The end of the world as we know it: You’re looking at it.
Like Pope Urban VIII and the Church elders and Italian aristocracy in the face of Galileo’s heliocentricism, we see plainly the mechanics of reality and yet choose to believe their opposite.
The Internet is destroying everything. It must be stopped. We love it, we use it, we mainline it like smack, and in the meantime it’s laying waste to civilization as we know it, meaning, every common form of culture and communication.
Consider how many times weekly we hear about how the Internet, in all of its varied manifestations and equally in all of its costlessness, is destroying the newspaper industry.
And the book publishing industry.
And the music industry.
And the film industry. And broadcast television. And magazines. And theater and dance and live performance of every kind.
Not to mention everyday human contact, social intercourse, conversation, old-fashioned porch-sitting socialization, club meetings, hoedowns, card nights, cocktail parties, letter-writing, ad infinitum.

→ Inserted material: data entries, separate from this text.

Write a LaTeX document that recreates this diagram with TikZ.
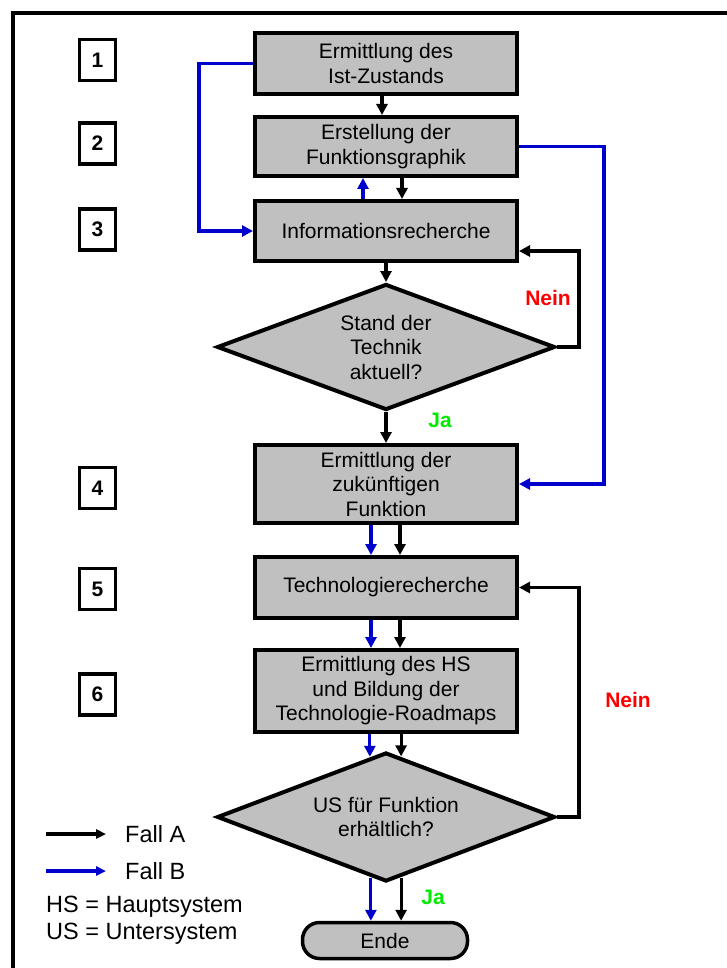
\documentclass[tikz,border=0pt]{standalone}
\usepackage{fontspec}
\setmainfont{Liberation Sans}
\usetikzlibrary{shapes.geometric,arrows.meta,calc}
\definecolor{boxgray}{RGB}{192,192,192}
\definecolor{fallblue}{RGB}{0,0,204}
\definecolor{jagreen}{RGB}{0,235,0}
\definecolor{neinred}{RGB}{255,0,0}
\begin{document}
\begin{tikzpicture}[x=1pt,y=-1pt,
  every node/.style={font=\fontsize{21}{24.5}\selectfont},
  stepbox/.style={draw, line width=4pt, fill=boxgray, minimum width=262pt, align=center, inner sep=0pt},
  numbox/.style={draw, line width=3.5pt, minimum width=36pt, minimum height=41pt, inner sep=0pt, font=\fontsize{21}{24}\selectfont\bfseries},
  decision/.style={diamond, draw, line width=4pt, fill=boxgray, shape aspect=2.7, minimum width=338pt, align=center, inner sep=0pt},
  endbox/.style={draw, line width=3.5pt, fill=boxgray, rounded corners=17pt, minimum width=165pt, minimum height=36pt, inner sep=0pt},
  arrA/.style={line width=3.2pt, -{Triangle[length=11pt,width=11pt]}},
  arrB/.style={arrA, color=fallblue},
  nein/.style={text=neinred, font=\fontsize{21}{24}\selectfont\bfseries},
  ja/.style={text=jagreen, font=\fontsize{21}{24}\selectfont\bfseries},
  legend/.style={anchor=west, font=\fontsize{23.5}{27}\selectfont, inner sep=0pt},
]
\useasboundingbox (0,0) rectangle (727,968);
% frame
\draw[line width=4.5pt] (13,1000) -- (13,13) -- (760,13);

% step boxes
\node[stepbox, minimum height=61pt] (b1) at (386,63.5) {Ermittlung des\\Ist-Zustands};
\node[stepbox, minimum height=59pt] (b2) at (386,146.5) {Erstellung der\\Funktionsgraphik};
\node[stepbox, minimum height=60pt] (b3) at (386,231) {Informationsrecherche};
\node[decision, minimum height=126pt] (d1) at (386,347) {Stand der\\Technik\\aktuell?};
\node[stepbox, minimum height=78pt] (b4) at (386,484) {Ermittlung der\\zukünftigen\\Funktion};
\node[stepbox, minimum height=61pt] (b5) at (386,587.5) {Technologierecherche};
\node[stepbox, minimum height=82pt] (b6) at (386,691) {Ermittlung des HS\\und Bildung der\\Technologie-Roadmaps};
\node[decision, minimum height=129pt] (d2) at (386,817) {US für Funktion\\erhältlich?};
\node[endbox] (ende) at (385,940.5) {Ende};

% number boxes
\node[numbox] (n1) at (97.5,60) {1};
\node[numbox] (n2) at (97.5,143.5) {2};
\node[numbox] (n3) at (97.5,229.5) {3};
\node[numbox] (n4) at (97.5,488) {4};
\node[numbox] (n5) at (97.5,589) {5};
\node[numbox] (n6) at (97.5,694.5) {6};

% vertical connectors
\draw[arrA] ([xshift=-4pt]b1.south) -- ([xshift=-4pt]b2.north);
\draw[arrB] ([xshift=-23pt]b3.north) -- ([xshift=-23pt]b2.south);
\draw[arrA] ([xshift=16pt]b2.south) -- ([xshift=16pt]b3.north);
\draw[arrA] (b3.south) -- (d1.north);
\draw[arrA] (d1.south) -- (b4.north);
\draw[arrB] ([xshift=-15pt]b4.south) -- ([xshift=-15pt]b5.north);
\draw[arrA] ([xshift=14pt]b4.south) -- ([xshift=14pt]b5.north);
\draw[arrB] ([xshift=-15pt]b5.south) -- ([xshift=-15pt]b6.north);
\draw[arrA] ([xshift=14pt]b5.south) -- ([xshift=14pt]b6.north);
\draw[arrB] (d2.105 |- b6.south) -- (d2.105);
\draw[arrA] (d2.76 |- b6.south) -- (d2.76);
\draw[arrB] (d2.256) -- (d2.256 |- ende.north);
\draw[arrA] (d2.284) -- (d2.284 |- ende.north);

% loops
\draw[arrB] (b1.west) -- ++(-54,0) |- (b3.west);
\draw[arrB] (b2.east) -- ++(85,0) |- (b4.east);
\draw[arrA] (d1.east) -- (d1.east -| 579,0) |- ([yshift=-20pt]b3.east);
\draw[arrA] (d2.east) -- (d2.east -| 579,0) |- (b5.east);

% labels
\node[nein] (nein1) at (548,298) {Nein};
\node[ja] (ja1) at (440,420) {Ja};
\node[nein] (nein2) at (628,700) {Nein};
\node[ja] (ja2) at (433,897) {Ja};

% legend
\coordinate (la1) at (46,834);
\coordinate (la2) at (106,834);
\coordinate (lb1) at (46,871);
\coordinate (lb2) at (106,871);
\draw[arrA, -{Triangle[length=10pt,width=9pt]}] (la1) -- (la2);
\draw[arrB, -{Triangle[length=10pt,width=9pt]}] (lb1) -- (lb2);
\node[legend] (fa) at (125,834) {Fall A};
\node[legend] (fb) at (125,871) {Fall B};
\node[legend] (hs) at (46,907) {HS = Hauptsystem};
\node[legend] (us) at (46,934) {US = Untersystem};
\end{tikzpicture}
\end{document}
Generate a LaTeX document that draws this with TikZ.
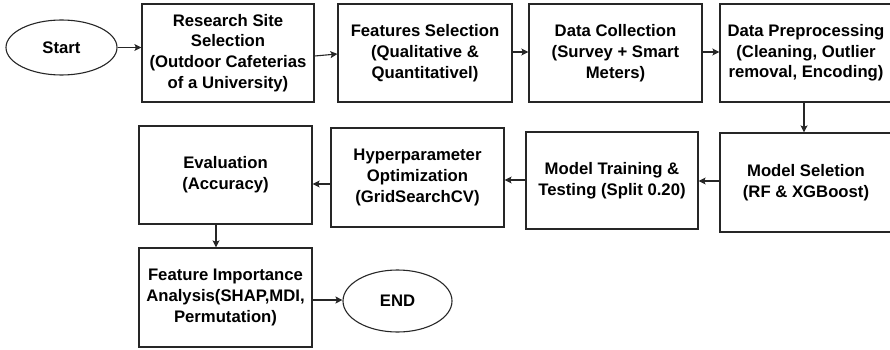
\documentclass[tikz,border=0pt]{standalone}
\usepackage{fontspec}
\setmainfont{Liberation Sans}
\usetikzlibrary{arrows.meta,shapes.geometric}
\begin{document}
\begin{tikzpicture}[x=1pt,y=-1pt,
  every node/.style={font=\fontsize{16.7}{20.7}\selectfont\bfseries, align=center, inner sep=0pt},
  box/.style={draw=black!85, line width=1.2pt, rectangle, minimum width=#1},
  box/.default=173pt,
  oval/.style={draw=black!85, line width=1.1pt, ellipse},
  conn/.style={draw=black!85, line width=1.1pt, -{Stealth[length=7pt,width=7pt,inset=1.5pt]}}]
\useasboundingbox (0,0) rectangle (890,350);
% top row
\node[oval, minimum width=111pt, minimum height=55pt] (S) at (61.5,47.5) {Start};
\node[box=172pt, minimum height=98pt] (R) at (228,53) {Research Site\\Selection\\(Outdoor Cafeterias\\of a University)};
\node[box=174pt, minimum height=98pt] (F) at (425,53) {Features Selection\\(Qualitative \&\\Quantitativel)};
\node[box=173pt, minimum height=98pt] (DC) at (615.5,53) {Data Collection\\(Survey + Smart\\Meters)};
\node[box=172pt, minimum height=98pt] (DP) at (806,53) {Data Preprocessing\\(Cleaning, Outlier\\removal, Encoding)};
% second row
\node[box=172pt, minimum height=99pt] (MS) at (806,182.5) {Model Seletion\\(RF \& XGBoost)};
\node[box=172pt, minimum height=97pt] (MT) at (612,180.5) {Model Training \&\\Testing (Split 0.20)};
\node[box=173pt, minimum height=99pt] (HO) at (417.5,177.5) {Hyperparameter\\Optimization\\(GridSearchCV)};
\node[box=173pt, minimum height=98pt] (E) at (225.5,175) {Evaluation\\(Accuracy)};
% third row
\node[box=173pt, minimum height=99pt] (FI) at (225.5,297.5) {Feature Importance\\Analysis(SHAP,MDI,\\Permutation)};
\node[oval, minimum width=109pt, minimum height=62pt] (END) at (397.5,301) {END};
% connectors
\draw[conn] (S.east) -- (R.west |- S.east);
\draw[conn] ([yshift=-3pt]R.east) -- ([yshift=-1pt]F.west);
\draw[conn] ([yshift=1pt]F.east) -- ([yshift=1pt]DC.west);
\draw[conn] ([yshift=1pt]DC.east) -- ([yshift=1pt]DP.west);
\draw[conn] ([xshift=-2pt]DP.south) -- ([xshift=-2pt]DP.south |- MS.north);
\draw[conn] ([yshift=1.5pt]MS.west) -- ([yshift=1.5pt]MS.west -| MT.east);
\draw[conn] ([yshift=0.5pt]MT.west) -- ([yshift=0.5pt]MT.west -| HO.east);
\draw[conn] ([yshift=-6.5pt]HO.west) -- ([yshift=-6.5pt]HO.west -| E.east);
\draw[conn] ([xshift=-9.5pt]E.south) -- ([xshift=-9.5pt]FI.north);
\draw[conn] ([yshift=-2.5pt]FI.east) -- ([yshift=-2.5pt]FI.east -| END.west);
\end{tikzpicture}
\end{document}
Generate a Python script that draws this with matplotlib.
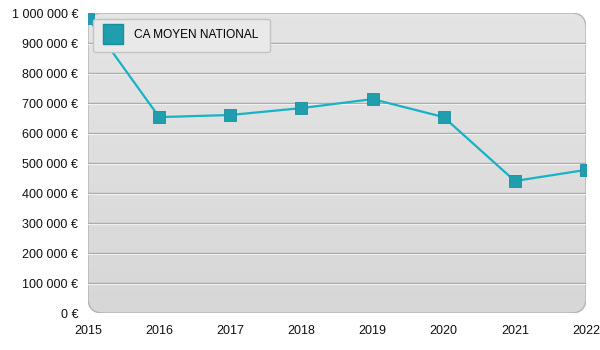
import numpy as np
import matplotlib.pyplot as plt
from matplotlib.patches import FancyBboxPatch
from matplotlib.lines import Line2D
from matplotlib.ticker import FuncFormatter

plt.rcParams['font.family'] = ['Liberation Sans', 'DejaVu Sans']

# Données
annees = [2015, 2016, 2017, 2018, 2019, 2020, 2021, 2022]
ca_moyen = [983000, 653000, 660000, 683000, 713000, 653000, 440000, 477000]
serie_label = 'CA MOYEN NATIONAL'
y_ticks = list(range(0, 1000001, 100000))

teal = '#17b2c6'
teal_marker = '#1f9fae'

fig = plt.figure(figsize=(6, 3.5), dpi=100)
ax = fig.add_axes([88 / 600, 37 / 350, 498 / 600, 300 / 350])

# fond arrondi en dégradé
panel = FancyBboxPatch((0, 0), 1, 1, boxstyle='round,pad=0,rounding_size=0.03',
                       transform=ax.transAxes, facecolor='none',
                       edgecolor='#b4b4b4', linewidth=1.0, zorder=1,
                       mutation_aspect=498 / 300)
ax.add_patch(panel)
grad = np.linspace(0.84, 0.895, 100).reshape(-1, 1)
img = ax.imshow(grad, extent=[0, 1, 0, 1], transform=ax.transAxes,
                cmap='gray', vmin=0, vmax=1, aspect='auto', zorder=0,
                origin='lower', interpolation='bilinear')
img.set_clip_path(panel)
ax.set_xlim(2015, 2022)
ax.set_ylim(0, 1000000)

# lignes de grille
for v in y_ticks[1:-1]:
    ax.axhline(v, color='#a9a9a9', linewidth=1.0, zorder=2)
    ax.axhline(v - 3500, color='#f0f0f0', linewidth=0.8, zorder=2)

for s in ax.spines.values():
    s.set_visible(False)

ax.plot(annees, ca_moyen, color=teal, linewidth=1.6, zorder=3)
ax.plot(annees, ca_moyen, linestyle='none', marker='s', markersize=8.5,
        markerfacecolor=teal_marker, markeredgecolor='#1a8e9c',
        markeredgewidth=0.6, zorder=4)

ax.set_xticks(annees)
ax.set_yticks(y_ticks)
ax.yaxis.set_major_formatter(FuncFormatter(
    lambda v, p: '{:,}'.format(int(v)).replace(',', ' ') + ' €'))
ax.tick_params(axis='both', length=0, labelsize=9, colors='#111111')
ax.tick_params(axis='y', pad=7)
ax.tick_params(axis='x', pad=9)

handle = Line2D([], [], linestyle='none', marker='s', markersize=14,
                markerfacecolor=teal_marker, markeredgecolor='#1a8e9c')
leg = ax.legend([handle], [serie_label], loc='upper left',
                bbox_to_anchor=(0.002, 0.993), fontsize=8.6, frameon=True,
                fancybox=True, facecolor='#e9e9e9', edgecolor='#c4c4c4',
                framealpha=1, borderpad=0.9, handletextpad=0.9,
                handlelength=1.7, borderaxespad=0.3)
leg.set_zorder(5)

fig.savefig('out.png', dpi=100)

Even porn is being devastated. And, like the lice gone hungry on a dead man’s head, the advertising industry, utterly dependent upon all of these old forms, is close to simply eating itself. Only video gaming is thriving, overlapping as it does with the Internet and surviving in any case as part of the same paradigm, the sit-in-front-of-a-monitor-and-stare posture that is coming to dominate human activity. You’re doing it now.
We hear and understand that these industries and art forms are dying, and yet I have yet to hear anyone blame the Internet with any vitriol. If it is blamed, it is done indulgently, almost happily, as you might blame the evolution of a new sense organ for rendering smell obsolete. We may bemoan our losses, but no one is deeply considering the source, or what we should do about it, if anything.
There isn’t much we can do, of course, because The Internet has booming business advantages across the spectrum, and represents our newest instrument of “progress,” which is considered a self-defining social good. Anyone who proclaims otherwise is dismissed as a Luddite – without having their arguments answered or countered.